The Men Who Stare at Goats by Jon Ronson

The question isn’t whether or not you’re paranoid; it’s whether or not you’re paranoid enough to read The Men Who Stare at Goats

If you want to know more about the U.S. Military’s PSYOPS programs, then The Men Who Stare at Goats is a must read. Hell, even if you don’t, you’ll still get a kick out of this quirky book. Here’s a description from author Jon Ronson’s website:

“In 1979 a secret unit was established by the most gifted minds within the US Army. Defying all known accepted military practice—and indeed, the laws of physics—they believed that a soldier could adopt the cloak of invisibility, pass cleanly through walls and, perhaps most chillingly, kill goats just by staring at them. Entrusted with defending America from all known adversaries, they were the First Earth Battalion. And they really weren’t joking. What’s more, they’re back and fighting the War on Terror. ‘The men who stare at goats’ reveals extraordinary—and very nutty—national secrets at the core of George W Bush’s War on Terror.

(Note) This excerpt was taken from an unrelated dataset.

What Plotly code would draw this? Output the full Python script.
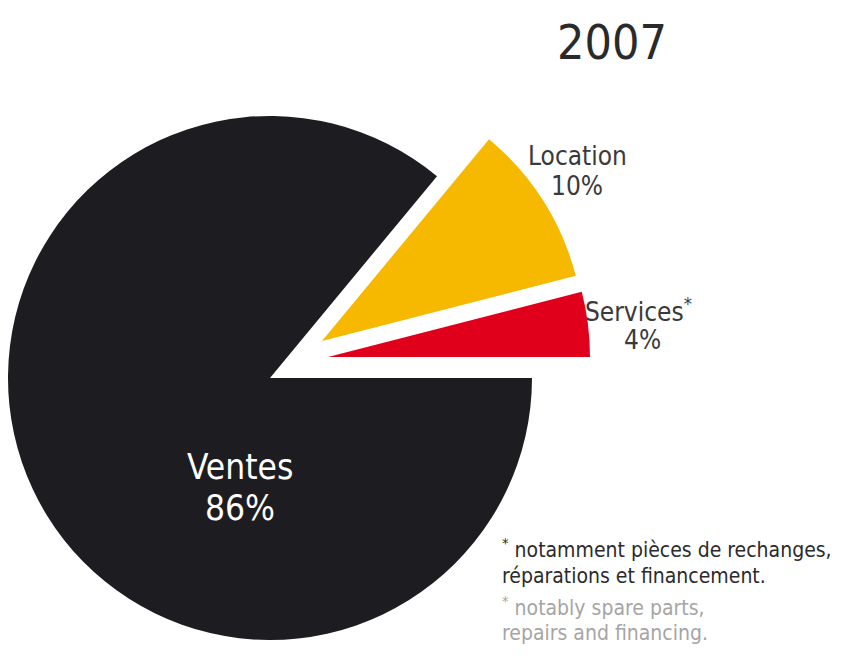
import plotly.graph_objects as go

# chart data
labels = ["Location", "Services*", "Ventes"]
values = [10, 4, 86]
pct_text = ["10%", "4%", "86%"]
colors = ["#f7b800", "#e1001b", "#1d1c21"]
year = "2007"
note_fr = ["* notamment pièces de rechanges,", "réparations et financement."]
note_en = ["* notably spare parts,", "repairs and financing."]

W, H = 843, 659
FONT = "DejaVu Sans Condensed, Liberation Sans Narrow, sans-serif"
# the page body adds a small margin, so positions are given in window pixels
OX, OY = 8, 8

# pie geometry (window pixels)
cx, cy, r = 270, 378, 262
# exploded slices are drawn as separate pies with a shifted centre
shift = {0: (52, -37), 1: (58, -21), 2: (0, 0)}

# first slice starts so that Ventes begins at 3 o'clock
rotation = 90 - 360 * (values[0] + values[1]) / sum(values)


def dom(x, y):
    x, y = x - OX, y - OY
    return dict(x=[max(0, (x - r) / W), (x + r) / W],
                y=[1 - (y + r) / H, 1 - (y - r) / H])


fig = go.Figure()
for i in [2, 0, 1]:
    dx, dy = shift[i]
    cols = ["rgba(0,0,0,0)"] * len(values)
    cols[i] = colors[i]
    fig.add_trace(go.Pie(
        labels=labels, values=values, sort=False, direction="clockwise",
        rotation=rotation, marker=dict(colors=cols, line=dict(width=0)),
        textinfo="none", hoverinfo="label+percent", showlegend=False,
        domain=dom(cx + dx, cy + dy),
    ))

ann = []


def add(text, x, y, size, color, anchor="center"):
    ann.append(dict(text=text, x=(x - OX) / W, y=1 - (y - OY) / H,
                    xref="paper", yref="paper",
                    xanchor=anchor, yanchor="middle", showarrow=False,
                    font=dict(family=FONT, size=size, color=color)))


def sup_star(s):
    return s.replace("*", "<sup>*</sup>")


add(year, 612, 42, 48, "#2a2a2a")
add(labels[0], 577, 156, 26, "#3a3a3a")
add(pct_text[0], 577, 186, 26, "#3a3a3a")
add(sup_star(labels[1]), 638, 310, 26, "#3a3a3a")
add(pct_text[1], 642, 340, 26, "#3a3a3a")
add(labels[2], 240, 467, 35, "white")
add(pct_text[2], 240, 508, 35, "white")
add(sup_star(note_fr[0]), 500, 548, 21, "#2b2b2b", "left")
add(note_fr[1], 500, 576, 21, "#2b2b2b", "left")
add(sup_star(note_en[0]), 500, 606, 21, "#a5a5a5", "left")
add(note_en[1], 500, 633, 21, "#a5a5a5", "left")

fig.update_layout(
    width=W, height=H, margin=dict(l=0, r=0, t=0, b=0),
    paper_bgcolor="white", plot_bgcolor="white",
    annotations=ann,
)

fig.write_html("out.html")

With first-hand access to the leading players in the story, Ronson traces the evolution of these bizarre activities over the past three decades, and sees how it is alive today within US Homeland Security and post-war Iraq. Why are they blasting Iraqi prisoners-of-war with the theme tune to Barney the Purple Dinosaur? Why have 100 de-bleated goats been secretly placed inside the Special Forces command centre at Fort Bragg, North Carolina? How was the US Military associated with the mysterious mass-suicide of a strange cult from San Diego? ‘The men who stare at goats’ answers these, and many more, questions.”

Speaking as a fellow journalist, I laud Ronson for maintaining his credibility in putting this book together. He’s not some crackpot with an agenda and he never tries to define or manufacture some massive government conspiracy. He simply follows his research wherever it leads—and it leads him to some bizarre places indeed.

The film adaptation does a fair job of fictionalizing some of these findings, but this is a case where truth really is stranger than fiction. Read the book and you’ll see why.